Quando Lacan era adolescente não se tatuava. Desenhou a ética de Spinoza na parede do seu quarto. Soube ler aí as diferenças entre a Vontade (Voluntas), o Apetite (Appetitus) e o desejo (Cupiditas). Como podemos observar já nessa época falava com as paredes, já pichava. O desejo é a consciência do apetite. No Brasil já fizemos um encontro onde chamamos o desejo de diabo.
O que querer? Che vuoi? Em 22 de março de 1961, Seminário 8, Lacan comenta mais uma vez “O diabo enamorado”.
Que outra evidencia real golpeia o corpo na flor da idade que a consciência perturbadora do apetite? Além de uma selva de pelos e sustâncias que humedecem o corpo púbere, estranhando seu precário proprietário, ele habita a floresta fantasmática de sonhos diurnos transparentes como disse Freud:
“Os sonhos diurnos aparecem na pré-puberdade, com frequência já no final da infância, e se estendem até idade madura, quando são ou abandonados ou mantidos até idade bastante avançada. O conteúdo dessas fantasias é comandado por uma motivação bem transparente: são cenas e acontecimentos em que encontram satisfação as necessidades egoístas, de ambição, de poder, ou os desejos eróticos das pessoas” (FREUD, 1916/2014, p. 132).
Como aprendi com o poeta Chico Buarque de Hollanda uma fresta é o dispositivo cênico que desperta essa consciência iniludível, uma fresta por onde desperta a primavera da flor da idade, mas também por onde entra o ciclone, a catástrofe como disse Serge Cottet(3). A fantasia não consegue domesticar o pulsional completamente. Isso transborda. Os sofrimentos da neurose e da psicose são para nós a nossa escola. O que faz enigma é o fracasso, do amor, da sublimação, do encontro com o primeiro corpo do outro, etc. Os adolescentes que sublimam e contribuem com a civilização não nos inquietam, nos deleitam como disse Freud.

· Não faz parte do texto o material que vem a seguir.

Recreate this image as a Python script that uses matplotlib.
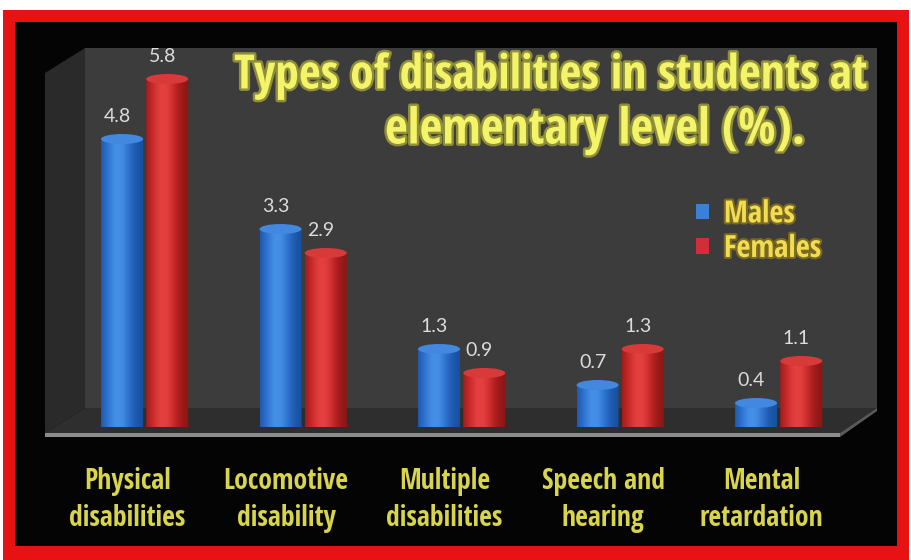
import numpy as np
import matplotlib
matplotlib.use("Agg")
import matplotlib.pyplot as plt
from matplotlib import font_manager
from matplotlib.font_manager import FontProperties
from matplotlib.patches import Rectangle, Polygon, Ellipse, PathPatch, Patch
from matplotlib.path import Path
from matplotlib.transforms import Affine2D
from matplotlib.colors import LinearSegmentedColormap
import matplotlib.patheffects as pe

# ---------------- data ----------------
categories = ["Physical\ndisabilities", "Locomotive\ndisability", "Multiple\ndisabilities",
              "Speech and\nhearing", "Mental\nretardation"]
males = [4.8, 3.3, 1.3, 0.7, 0.4]
females = [5.8, 2.9, 0.9, 1.3, 1.1]
series_names = ["Males", "Females"]
title_lines = ["Types of disabilities in students at", "elementary level (%)."]


def pick(names):
    for n in names:
        try:
            font_manager.findfont(FontProperties(family=n), fallback_to_default=False)
            return n
        except Exception:
            pass
    return "DejaVu Sans"


FONT = pick(["Liberation Sans Narrow", "Open Sans Condensed", "Roboto Condensed", "Lato"])
NUMFONT = pick(["Lato", "Open Sans", "DejaVu Sans"])

W, H = 912, 560
fig = plt.figure(figsize=(W / 100, H / 100), dpi=100)
fig.patch.set_facecolor("white")

# background / frame axes in pixel coordinates
bg = fig.add_axes([0, 0, 1, 1])
bg.set_xlim(0, W)
bg.set_ylim(H, 0)
bg.axis("off")

bg.add_patch(Rectangle((3, 10), 906, 550, facecolor="#e81212", edgecolor="none"))
bg.add_patch(Rectangle((15, 22), 882, 524, facecolor="#040404", edgecolor="none"))
# side wall
bg.add_patch(Polygon([(45, 73), (85, 48), (85, 408), (45, 433)], closed=True,
                     facecolor="#2a2a2a", edgecolor="none"))
# back wall
bg.add_patch(Rectangle((85, 48), 792, 360, facecolor="#3c3c3c", edgecolor="none"))
# floor
bg.add_patch(Polygon([(85, 408), (877, 408), (840, 433), (45, 433)], closed=True,
                     facecolor="#2e2e2e", edgecolor="none"))
bg.add_patch(Polygon([(45, 433), (840, 433), (840, 437), (45, 437)], closed=True,
                     facecolor="#8c8c8c", edgecolor="none"))
bg.add_patch(Polygon([(877, 408), (877, 411), (840, 437), (840, 433)], closed=True,
                     facecolor="#5a5a5a", edgecolor="none"))

# data axes
base_px, top_px, left_px, right_px = 427, 48, 85, 877
ppu = 60.0  # pixels per unit
ax = fig.add_axes([left_px / W, (H - base_px) / H, (right_px - left_px) / W, (base_px - top_px) / H])
ax.set_facecolor("none")
ax.set_xlim(-0.379, 4.618)
ax.set_ylim(0, (base_px - top_px) / ppu)
ax.axis("off")

bw = 0.265
eh = 10 / ppu
offs = [-0.145, 0.14]

cmaps = [
    LinearSegmentedColormap.from_list("b", ["#17509f", "#2c6fcc", "#4590e6"]),
    LinearSegmentedColormap.from_list("r", ["#8e1616", "#c42828", "#e54040"]),
]
top_cols = ["#4188de", "#d83a3a"]
t = np.linspace(0, 1, 64)
prof = np.exp(-((t - 0.4) / 0.33) ** 2)
grad = np.tile(prof, (2, 1))

x = np.arange(len(categories))
for si, vals in enumerate([males, females]):
    for xi, v in zip(x, vals):
        cx = xi + offs[si]
        rect_path = Path.unit_rectangle().transformed(
            Affine2D().scale(bw, v).translate(cx - bw / 2, 0))
        ell_path = Path.unit_circle().transformed(
            Affine2D().scale(bw / 2, eh / 2).translate(cx, 0))
        cpath = Path.make_compound_path(rect_path, ell_path)
        clip = PathPatch(cpath, transform=ax.transData, facecolor="none", edgecolor="none")
        ax.add_patch(clip)
        im = ax.imshow(grad, extent=[cx - bw / 2, cx + bw / 2, -eh / 2, v], aspect="auto",
                       cmap=cmaps[si], origin="lower", interpolation="bilinear", zorder=3)
        im.set_clip_path(clip)
        im.set_clip_on(True)
        ax.add_patch(Ellipse((cx, v), bw, eh, facecolor=top_cols[si], edgecolor="none",
                             zorder=4, clip_on=False))
        ax.text(cx - 0.03, v + 0.37, f"{v:.1f}", ha="center", va="center", color="#dcdcdc",
                fontsize=14, family=NUMFONT, zorder=5)

# category labels
for xi, lab in zip(x, categories):
    ax.text(xi - 0.11, -(500 - base_px) / ppu, lab, ha="center", va="center",
            color="#d8d44c", fontsize=20, fontweight="bold", family=FONT,
            linespacing=1.35, clip_on=False)

# title
fig.canvas.draw()
renderer = fig.canvas.get_renderer()
title_specs = [(title_lines[0], 551, 76, 633), (title_lines[1], 595, 131, 420)]
for txt, cx, cy, tw in title_specs:
    tt = bg.text(cx, cy, txt, ha="center", va="center", color="#f4f46a", fontsize=28,
                 fontweight="bold", family=FONT,
                 path_effects=[pe.withStroke(linewidth=3.5, foreground="#8f8f3a")])
    bb = tt.get_window_extent(renderer)
    tt.set_fontsize(28 * tw / bb.width)

# legend
handles = [Patch(facecolor="#3a80d8", edgecolor="none"), Patch(facecolor="#cf2e3a", edgecolor="none")]
leg = fig.legend(handles, series_names, loc="upper left", bbox_to_anchor=(675 / W, 1 - 178 / H),
                 frameon=False, handlelength=0.4, handleheight=0.4, handletextpad=0.5,
                 labelspacing=0.15, borderpad=0.2,
                 prop=FontProperties(family=FONT, weight="bold", size=22))
for tx in leg.get_texts():
    tx.set_color("#f2dc52")
    tx.set_path_effects([pe.withStroke(linewidth=3, foreground="#7a6a20")])

fig.savefig("out.png", dpi=100, facecolor="white")
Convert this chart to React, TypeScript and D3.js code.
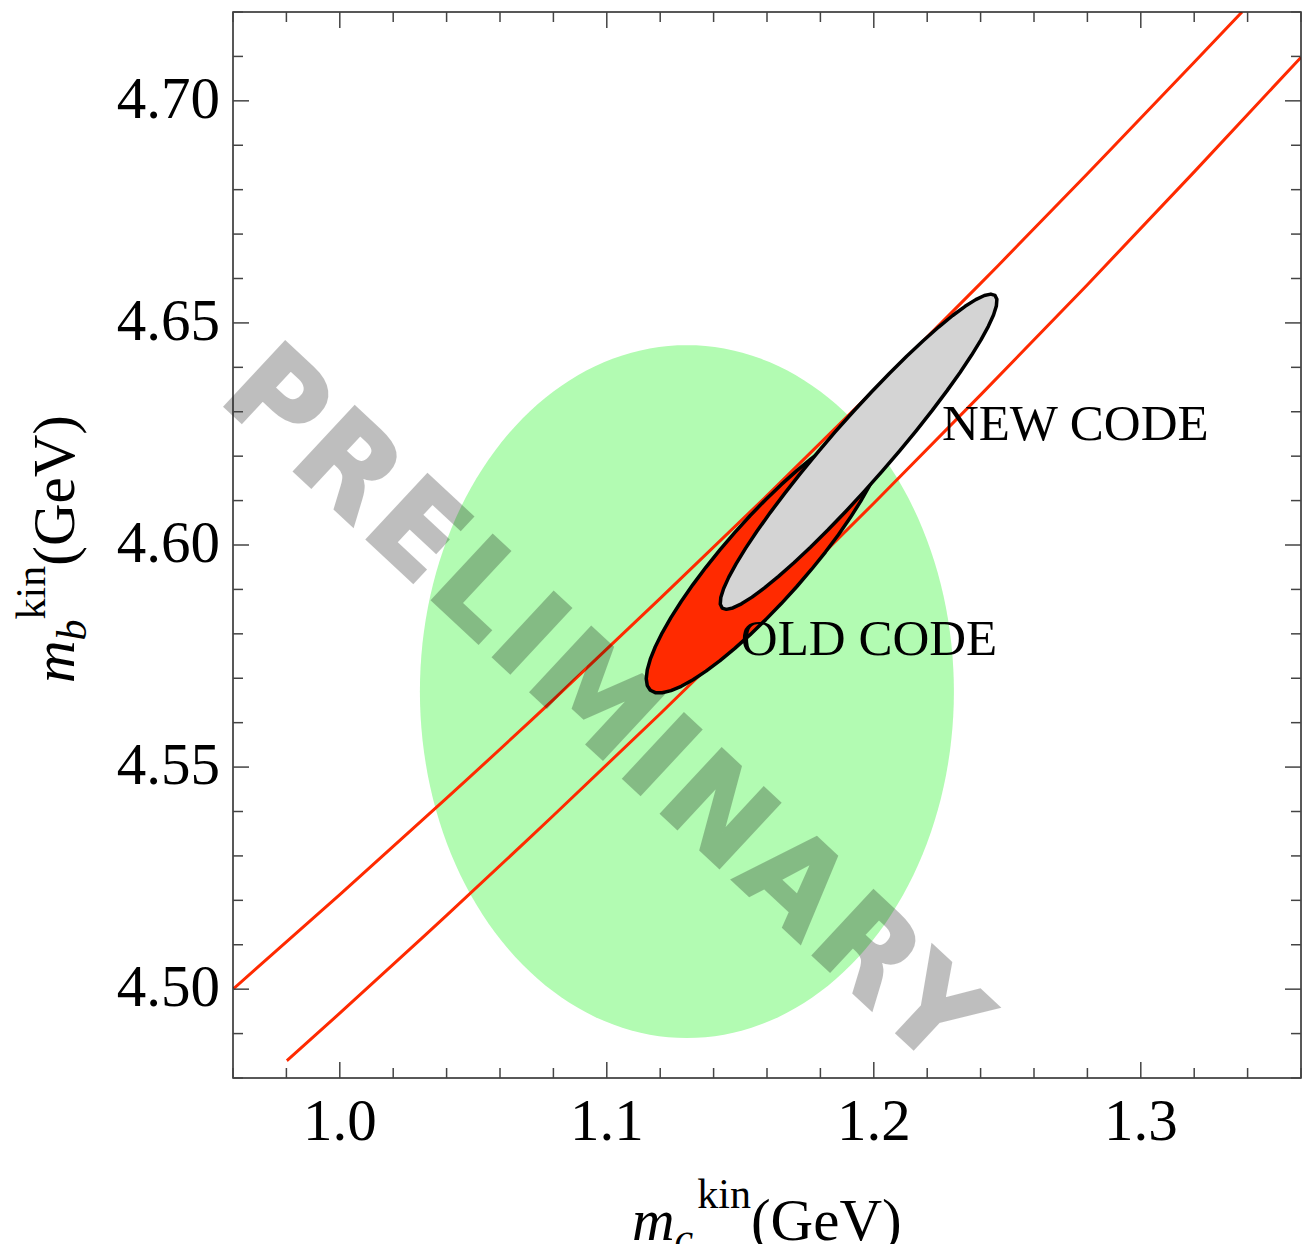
import React from "react";
import * as d3 from "d3";

// Plot ranges (GeV)
const MC_DOMAIN: [number, number] = [0.96, 1.36];
const MB_DOMAIN: [number, number] = [4.48, 4.72];

// Tick marks and labels
const xMajorTicks = [1.0, 1.1, 1.2, 1.3];
const xTickLabels = ["1.0", "1.1", "1.2", "1.3"];
const yMajorTicks = [4.5, 4.55, 4.6, 4.65, 4.7];
const yTickLabels = ["4.50", "4.55", "4.60", "4.65", "4.70"];
const xMinorTicks = d3.range(96, 137, 2).map((v) => v / 100);
const yMinorTicks = d3.range(448, 473, 1).map((v) => v / 100);

// Constraint band edges (m_b vs m_c)
const upperBandMc = [0.96, 1.0, 1.04, 1.08, 1.12, 1.16, 1.2, 1.24, 1.28, 1.32, 1.3379];
const upperBandMb = [4.5, 4.5213, 4.543, 4.5652, 4.588, 4.6111, 4.6348, 4.6589, 4.6836, 4.7087, 4.72];
const lowerBandMc = [0.9802, 1.0, 1.04, 1.08, 1.12, 1.16, 1.2, 1.24, 1.28, 1.32, 1.36];
const lowerBandMb = [4.4839, 4.4946, 4.5166, 4.5391, 4.562, 4.5855, 4.6094, 4.6338, 4.6586, 4.684, 4.7098];

// Prior region (axis-aligned ellipse): center and semi-axes
const priorCenter = [1.13, 4.567];
const priorRadii = [0.1, 0.078];

// Fit contours: center, semi-major vector, semi-minor vector (GeV)
const oldCenter = [1.1595, 4.5967];
const oldMajor = [0.0432, 0.0294];
const oldMinor = [0.0116, -0.0061];
const newCenter = [1.1943, 4.621];
const newMajor = [0.0511, 0.0352];
const newMinor = [0.0087, -0.0045];

// Label anchors (GeV)
const newLabelPos = [1.2255, 4.6237];
const oldLabelPos = [1.1502, 4.5753];

const W = 1302;
const H = 1244;
const LEFT = 233;
const RIGHT = 1301;
const TOP = 12;
const BOTTOM = 1078;

const SERIF = "'Liberation Serif', 'Times New Roman', serif";
const RED = "#ff2a00";

function contour(c: number[], a: number[], b: number[], n: number): [number, number][] {
  return d3.range(n).map((i) => {
    const t = (i / n) * Math.PI * 2;
    return [c[0] + Math.cos(t) * a[0] + Math.sin(t) * b[0], c[1] + Math.cos(t) * a[1] + Math.sin(t) * b[1]];
  });
}

export default function App() {
  const x = d3.scaleLinear().domain(MC_DOMAIN).range([LEFT, RIGHT]);
  const y = d3.scaleLinear().domain(MB_DOMAIN).range([BOTTOM, TOP]);

  const curve = d3
    .line<[number, number]>()
    .x((d) => x(d[0]))
    .y((d) => y(d[1]))
    .curve(d3.curveNatural);
  const closed = d3
    .line<[number, number]>()
    .x((d) => x(d[0]))
    .y((d) => y(d[1]))
    .curve(d3.curveLinearClosed);

  const upper = upperBandMc.map((m, i) => [m, upperBandMb[i]] as [number, number]);
  const lower = lowerBandMc.map((m, i) => [m, lowerBandMb[i]] as [number, number]);

  const prior = contour(priorCenter, [priorRadii[0], 0], [0, priorRadii[1]], 180);
  const oldC = contour(oldCenter, oldMajor, oldMinor, 48);
  const newC = contour(newCenter, newMajor, newMinor, 48);

  const isMajorX = (v: number) => xMajorTicks.some((m) => Math.abs(m - v) < 1e-6);
  const isMajorY = (v: number) => yMajorTicks.some((m) => Math.abs(m - v) < 1e-6);

  return (
    <svg
      width={W}
      height={H}
      viewBox={`0 0 ${W} ${H}`}
      style={{ position: "absolute", left: 0, top: 0, background: "#fff" }}
    >
      <defs>
        <clipPath id="plotArea">
          <rect x={LEFT} y={TOP} width={RIGHT - LEFT} height={BOTTOM - TOP} />
        </clipPath>
      </defs>

      <g clipPath="url(#plotArea)">
        <path d={closed(prior) ?? ""} fill="#b2fbb2" />
        <path d={curve(upper) ?? ""} fill="none" stroke={RED} strokeWidth={3} />
        <path d={curve(lower) ?? ""} fill="none" stroke={RED} strokeWidth={3} />
      </g>

      {/* watermark */}
      <g opacity={0.25}>
        <text
          transform="translate(217,399) rotate(43)"
          fontFamily="'DejaVu Sans', 'Liberation Sans', sans-serif"
          fontWeight="bold"
          fontSize={121}
          fill="#000"
          stroke="#000"
          strokeWidth={3}
          strokeLinejoin="miter"
          textLength={985}
          lengthAdjust="spacing"
        >
          PRELIMINARY
        </text>
      </g>

      <g clipPath="url(#plotArea)">
        <path d={closed(oldC) ?? ""} fill={RED} stroke="#000" strokeWidth={3.5} strokeLinejoin="round" />
        <path d={closed(newC) ?? ""} fill="#d4d4d4" stroke="#000" strokeWidth={3.5} strokeLinejoin="round" />
      </g>

      <text x={x(newLabelPos[0])} y={y(newLabelPos[1])} fontFamily={SERIF} fontSize={51} fill="#000">
        NEW CODE
      </text>
      <text x={x(oldLabelPos[0])} y={y(oldLabelPos[1])} fontFamily={SERIF} fontSize={51} fill="#000">
        OLD CODE
      </text>

      {/* frame */}
      <rect
        x={LEFT}
        y={TOP}
        width={RIGHT - LEFT}
        height={BOTTOM - TOP}
        fill="none"
        stroke="#222"
        strokeWidth={1.5}
      />

      {/* x ticks, bottom and top */}
      {xMinorTicks.map((v) => {
        const len = isMajorX(v) ? 16 : 10;
        const px = x(v);
        return (
          <g key={`x${v}`} stroke="#444" strokeWidth={1.5}>
            <line x1={px} x2={px} y1={BOTTOM} y2={BOTTOM - len} />
            <line x1={px} x2={px} y1={TOP} y2={TOP + len} />
          </g>
        );
      })}
      {/* y ticks, left and right */}
      {yMinorTicks.map((v) => {
        const len = isMajorY(v) ? 16 : 10;
        const py = y(v);
        return (
          <g key={`y${v}`} stroke="#444" strokeWidth={1.5}>
            <line x1={LEFT} x2={LEFT + len} y1={py} y2={py} />
            <line x1={RIGHT} x2={RIGHT - len} y1={py} y2={py} />
          </g>
        );
      })}

      {xMajorTicks.map((v, i) => (
        <text key={`xl${v}`} x={x(v)} y={1140} textAnchor="middle" fontFamily={SERIF} fontSize={59} fill="#000">
          {xTickLabels[i]}
        </text>
      ))}
      {yMajorTicks.map((v, i) => (
        <text key={`yl${v}`} x={220} y={y(v) + 17} textAnchor="end" fontFamily={SERIF} fontSize={59} fill="#000">
          {yTickLabels[i]}
        </text>
      ))}

      {/* axis titles */}
      <text x={632} y={1240} fontFamily={SERIF} fontSize={59} fill="#000">
        <tspan fontStyle="italic">m</tspan>
        <tspan fontStyle="italic" fontSize={42} dy={12}>
          c
        </tspan>
        <tspan fontSize={42} dx={4} dy={-44}>
          kin
        </tspan>
        <tspan dy={32}>(GeV)</tspan>
      </text>
      <text transform="translate(74,683) rotate(-90)" fontFamily={SERIF} fontSize={59} fill="#000">
        <tspan fontStyle="italic">m</tspan>
        <tspan fontStyle="italic" fontSize={42} dy={12}>
          b
        </tspan>
        <tspan fontSize={42} dx={0} dy={-41}>
          kin
        </tspan>
        <tspan dy={29}>(GeV)</tspan>
      </text>
    </svg>
  );
}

Na minha parede adolescente não estava Spinoza senão Allan Delon, que me olhava e fumava. Como boa rosarina(4) também habitava meu muro Che Guevara, fumando um havano e a Fonda, Jane Fonda, absolutamente pelada, cruzando braços e pernas à maneira de véu. Ela, com todos podem imaginar, nunca fumou. Seria injusto injuriar minha adolescência de banal, por isso também conto que escrevi o poema de Bertold Brecht:
“Quando os nazistas vieram procurar os comunistas não protestei porque não era comunista; quando vieram procurar os judeus não protestei porque não era judeu; quando vieram me buscar já não havia mais ninguém para protestar”.
Pouco depois, na saída do túnel, soube que o autor do meu amuro não era Brecht senão um pastor luterano anti-nazista, Niemöller, e as palavras eram um sermão. Delon se transformou em um politicólogo que mete vergonha e Che Guevara foi prontamente assassinado. A Fonda como todos sabem, não morreu de overdose, vive malhando.
“Quando se contradiz o Ideal, quando ele desmorona é o que se constata: o poder do desejo desaparece em Hamlet”(5), disse Lacan no Seminário 10 sobre o príncipe de adolescência prolongada. To be or not to be.
Por uma contingência da roda da fortuna pode-se nos apresentar a ocasião de animar a palavra de um sujeito adolescente, precoce ou prolongado, e lhe oferecer a orientação de uma ética das consequências de seus atos.